Provides registry functionality for EDA artifacts producers. For implementation details see EligibleEDAArtifactsProducers

correlation

Description

Produces: - pearson/spearman correlation for numerical columns - orders artifact by similarity using AgglomerativeClustering - list of correlation groups See logml.eda.artifacts.correlation.CorrelationSummary.

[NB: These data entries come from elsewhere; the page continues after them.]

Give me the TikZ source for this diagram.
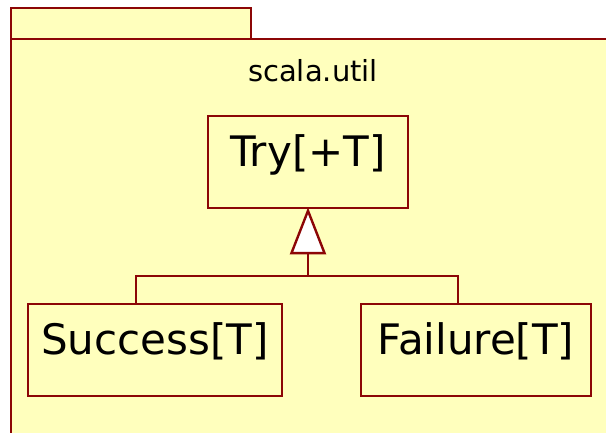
\documentclass[tikz,border=0pt]{standalone}
\usepackage{fontspec}
\setmainfont{DejaVu Sans}
\usetikzlibrary{arrows.meta}
\definecolor{pkgfill}{RGB}{255,255,189}
\definecolor{umlred}{RGB}{140,6,6}
\begin{document}
\begin{tikzpicture}[
	x=1pt, y=-1pt,
	line width=2.4pt,
	pkg/.style={draw=umlred, fill=pkgfill},
	classbox/.style={shape=rectangle, draw=umlred, fill=pkgfill, inner sep=0pt, anchor=north,
		text height=50pt, text depth=42pt, align=center, font=\fontsize{42}{48}\selectfont},
	inherit/.style={draw=umlred, shorten >=-2pt, -{Triangle[length=47pt, width=36pt, fill=white, line width=2.4pt]}},
] 
\useasboundingbox (0,0) rectangle (606,433);
\clip (0,0) rectangle (606,433);
% package
\draw[pkg] (11,8) rectangle (251,39);
\draw[pkg] (11,39) rectangle (640,470);
\node[font=\fontsize{29}{34}\selectfont, anchor=base] (pkgname) at (313,82) {scala.util};

% classes
\node[classbox, text width=200pt] (try) at (308,115) {Try[+T]};
\node[classbox, text width=254pt] (success) at (155,303) {Success[T]};
\node[classbox, text width=230pt] (failure) at (476,303) {Failure[T]};

% generalization
\coordinate (fork) at (try.south |- 0,276);
\draw[umlred] ([xshift=109pt]success.north west) |- (fork) -| ([xshift=98pt]failure.north west);
\draw[inherit] (fork) -- (try.south);
\end{tikzpicture}
\end{document}
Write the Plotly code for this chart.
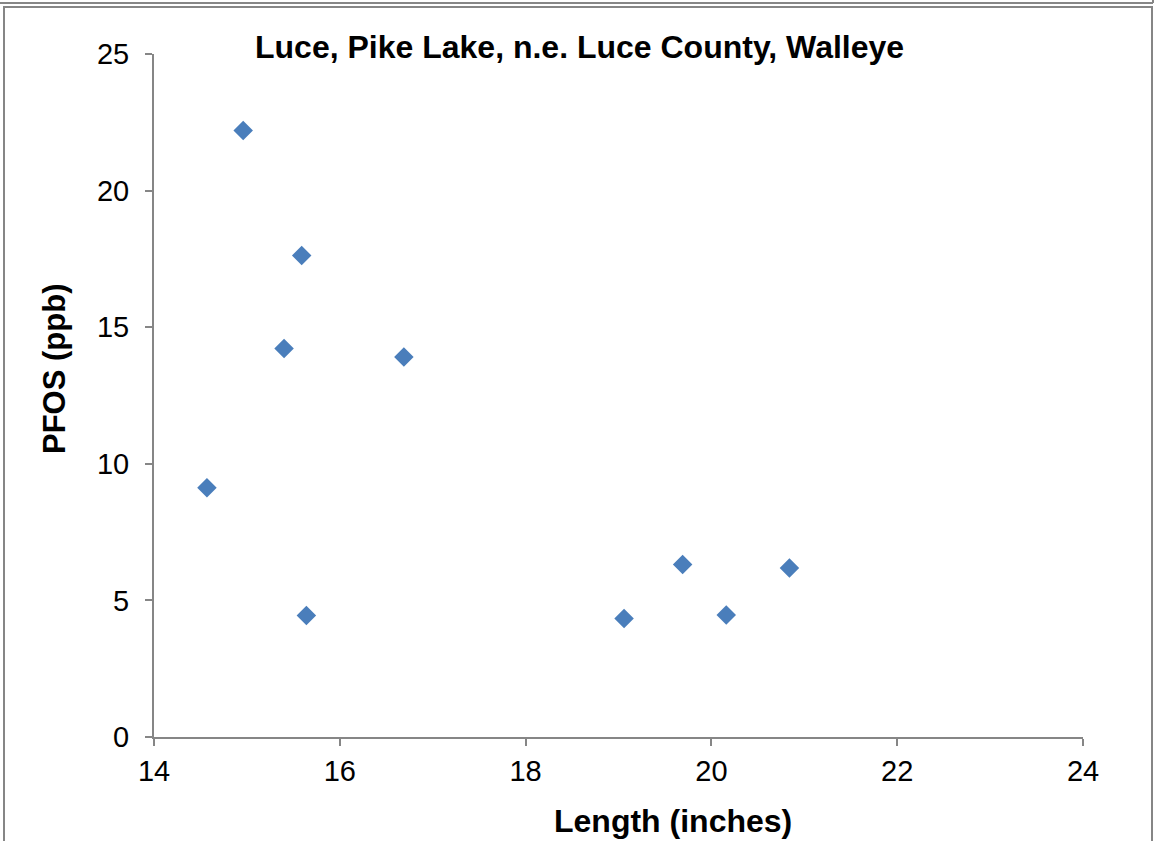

Dependencies: - metadata artifact For implementation details see CorrelationSummaryProducer

Attributes
  • DEPENDENCIES: [‘metadata’]

dim_reduction

Description

Produces: - PCA output (+explained variance, feature weights) - TSNE output - LDA output - MCA output Dependencies: - metadata artifact For implementation details see DimensionalityReductionSummaryProducer

Attributes
  • DEPENDENCIES: [‘metadata’]

distributions

Description

Produces: - histograms for numerical columns - similarity ordering for calculated histograms Dependencies: - metadata artifact For implementation details see DistributionsSummaryProducer

Attributes
  • DEPENDENCIES: [‘metadata’]

metadata

Description

Produces: - list of numerical columns - list of categorical columns - list of all columns Dependencies - NO. For implementation details see MetadataProducer

Attributes

missingness

Description

Produces: - missing values per columns summaries (for num/cat/all columns) - missing values per row summaries (for num/cat/all columns) - complete dataset summaries (for num/cat/all columns) - similarity order by pairwise nan distances Dependencies: - metadata artifact For implementation details see MissingnessSummaryProducer

Attributes
  • DEPENDENCIES: [‘metadata’]

statistics

Description

Produces: - multiple statistics for numerical columns Dependencies: - metadata artifact For implementation details see StatisticsSummaryProducer

Attributes
  • DEPENDENCIES: [‘metadata’]